▶ [Task to carry out]: Write the data out again, character for character, with no images.

▶ [Supplied material]:
=-=-=-=-=

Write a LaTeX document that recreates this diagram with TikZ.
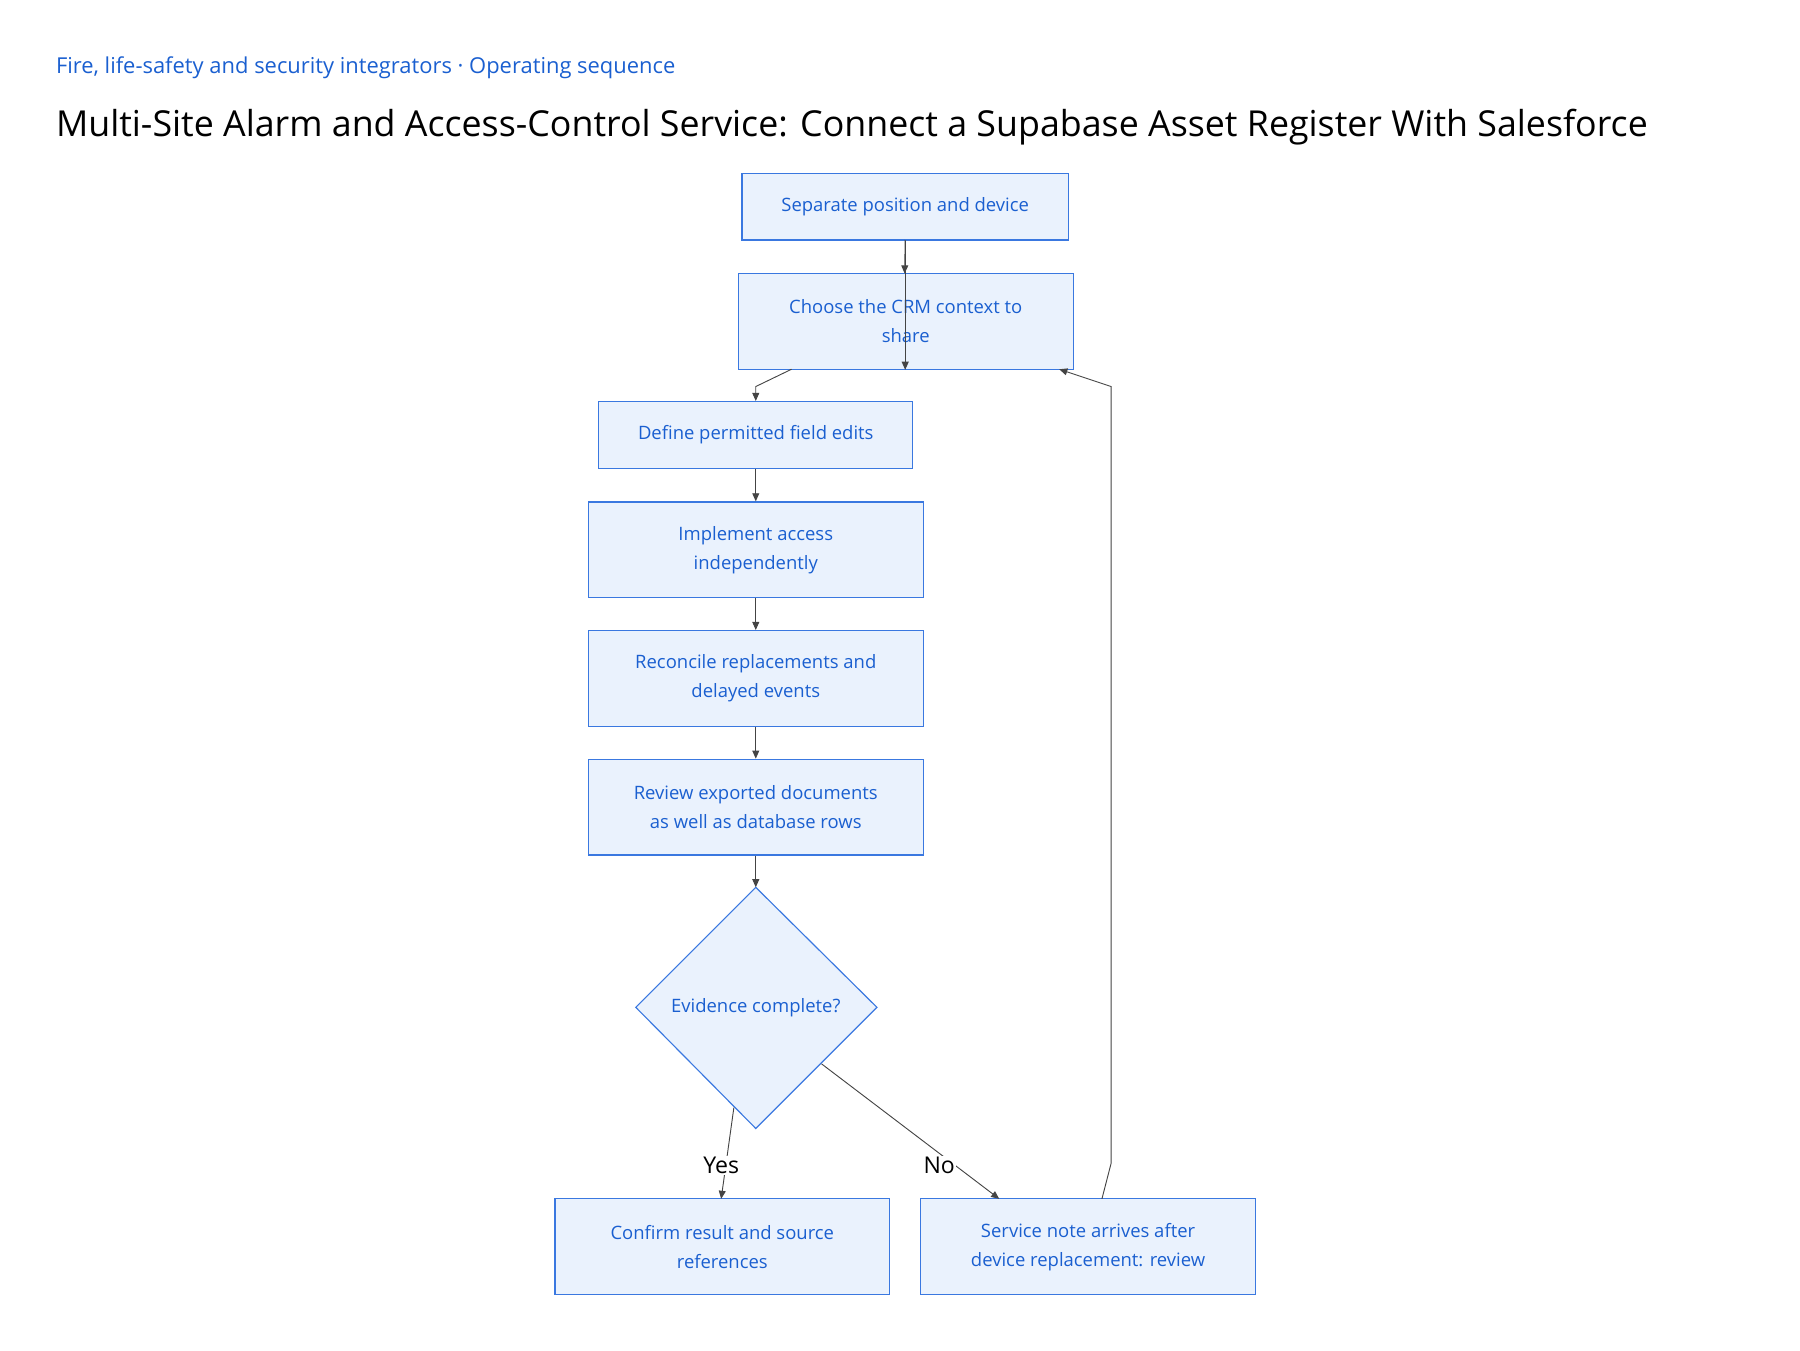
\documentclass[tikz,border=0pt]{standalone}
\usepackage{fontspec}
\setmainfont{Open Sans}
\usetikzlibrary{arrows.meta}
\definecolor{bfill}{HTML}{EAF2FD}
\definecolor{bdraw}{HTML}{3A78E0}
\definecolor{btext}{HTML}{1A5FD0}
\definecolor{edge}{HTML}{444444}
\begin{document}
\begin{tikzpicture}[x=1pt,y=-1pt,
  box/.style={draw=bdraw,fill=bfill,text=btext,line width=1pt,font=\fontsize{16}{25}\selectfont,align=center},
  conn/.style={draw=edge,line width=0.8pt,-{Triangle[length=7pt,width=6pt]}},
  lbl/.style={fill=white,font=\fontsize{20}{24}\selectfont,text=black,inner sep=1pt}]
\useasboundingbox (0,0) rectangle (1560,1170);
\node[anchor=base west,text=btext,font=\fontsize{19}{23}\selectfont] (sub) at (45,64) {Fire, life-safety and security integrators · Operating sequence};
\node[anchor=base west,text=black,font=\fontsize{31}{36}\selectfont] (title) at (45,118) {Multi-Site Alarm and Access-Control Service: Connect a Supabase Asset Register With Salesforce};
\node[box,minimum width=283pt,minimum height=58pt] (n1) at (784.5,179) {Separate position and device};
\node[box,minimum width=290pt,minimum height=83pt] (n2) at (785,278.5) {Choose the CRM context to\\share};
\node[box,minimum width=272pt,minimum height=58pt] (n3) at (655,377) {Define permitted field edits};
\node[box,minimum width=290pt,minimum height=83pt] (n4) at (655,476.5) {Implement access\\independently};
\node[box,minimum width=290pt,minimum height=83pt] (n5) at (655,588) {Reconcile replacements and\\delayed events};
\node[box,minimum width=290pt,minimum height=83pt] (n6) at (655,699.5) {Review exported documents\\as well as database rows};
\draw[box] (655,769) -- (760,873) -- (655,978) -- (551,873) -- cycle;
\node[text=btext,font=\fontsize{16}{20}\selectfont] (d) at (655,873) {Evidence complete?};
\coordinate (dt) at (655,769);
\coordinate (dbl) at (636,960);
\coordinate (dbr) at (712,922);
\node[box,minimum width=290pt,minimum height=83pt] (yes) at (626,1080.5) {Confirm result and source\\references};
\node[box,minimum width=290pt,minimum height=83pt] (no) at (943,1080.5) {Service note arrives after\\device replacement: review};
\draw[conn] (n1.south) -- (n2.south -| n1.south) ;
\draw[conn] (n1) ++(0,29) -- (784,237);
\draw[conn] (686,320) -- (655,335) -- (n3.north);
\draw[conn] (n3.south) -- (n4.north);
\draw[conn] (n4.south) -- (n5.north);
\draw[conn] (n5.south) -- (n6.north);
\draw[conn] (n6.south) -- (dt);
\draw[conn] (dbl) -- (625,1039);
\draw[conn] (dbr) -- (866,1039);
\draw[conn] (955,1039) -- (963,1008) -- (963,335) -- (918,320);
\node[lbl] (ly) at (625,1010) {Yes};
\node[lbl] (ln) at (814,1010) {No};
\end{tikzpicture}
\end{document}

=-=-=-=-=

▶ [Output for this task]:
Write a LaTeX document that recreates this diagram with TikZ.
\documentclass[tikz,border=0pt]{standalone}
\usepackage{fontspec}
\setmainfont{Open Sans}
\usetikzlibrary{arrows.meta}
\definecolor{bfill}{HTML}{EAF2FD}
\definecolor{bdraw}{HTML}{3A78E0}
\definecolor{btext}{HTML}{1A5FD0}
\definecolor{edge}{HTML}{444444}
\begin{document}
\begin{tikzpicture}[x=1pt,y=-1pt,
  box/.style={draw=bdraw,fill=bfill,text=btext,line width=1pt,font=\fontsize{16}{25}\selectfont,align=center},
  conn/.style={draw=edge,line width=0.8pt,-{Triangle[length=7pt,width=6pt]}},
  lbl/.style={fill=white,font=\fontsize{20}{24}\selectfont,text=black,inner sep=1pt}]
\useasboundingbox (0,0) rectangle (1560,1170);
\node[anchor=base west,text=btext,font=\fontsize{19}{23}\selectfont] (sub) at (45,64) {Fire, life-safety and security integrators · Operating sequence};
\node[anchor=base west,text=black,font=\fontsize{31}{36}\selectfont] (title) at (45,118) {Multi-Site Alarm and Access-Control Service: Connect a Supabase Asset Register With Salesforce};
\node[box,minimum width=283pt,minimum height=58pt] (n1) at (784.5,179) {Separate position and device};
\node[box,minimum width=290pt,minimum height=83pt] (n2) at (785,278.5) {Choose the CRM context to\\share};
\node[box,minimum width=272pt,minimum height=58pt] (n3) at (655,377) {Define permitted field edits};
\node[box,minimum width=290pt,minimum height=83pt] (n4) at (655,476.5) {Implement access\\independently};
\node[box,minimum width=290pt,minimum height=83pt] (n5) at (655,588) {Reconcile replacements and\\delayed events};
\node[box,minimum width=290pt,minimum height=83pt] (n6) at (655,699.5) {Review exported documents\\as well as database rows};
\draw[box] (655,769) -- (760,873) -- (655,978) -- (551,873) -- cycle;
\node[text=btext,font=\fontsize{16}{20}\selectfont] (d) at (655,873) {Evidence complete?};
\coordinate (dt) at (655,769);
\coordinate (dbl) at (636,960);
\coordinate (dbr) at (712,922);
\node[box,minimum width=290pt,minimum height=83pt] (yes) at (626,1080.5) {Confirm result and source\\references};
\node[box,minimum width=290pt,minimum height=83pt] (no) at (943,1080.5) {Service note arrives after\\device replacement: review};
\draw[conn] (n1.south) -- (n2.south -| n1.south) ;
\draw[conn] (n1) ++(0,29) -- (784,237);
\draw[conn] (686,320) -- (655,335) -- (n3.north);
\draw[conn] (n3.south) -- (n4.north);
\draw[conn] (n4.south) -- (n5.north);
\draw[conn] (n5.south) -- (n6.north);
\draw[conn] (n6.south) -- (dt);
\draw[conn] (dbl) -- (625,1039);
\draw[conn] (dbr) -- (866,1039);
\draw[conn] (955,1039) -- (963,1008) -- (963,335) -- (918,320);
\node[lbl] (ly) at (625,1010) {Yes};
\node[lbl] (ln) at (814,1010) {No};
\end{tikzpicture}
\end{document}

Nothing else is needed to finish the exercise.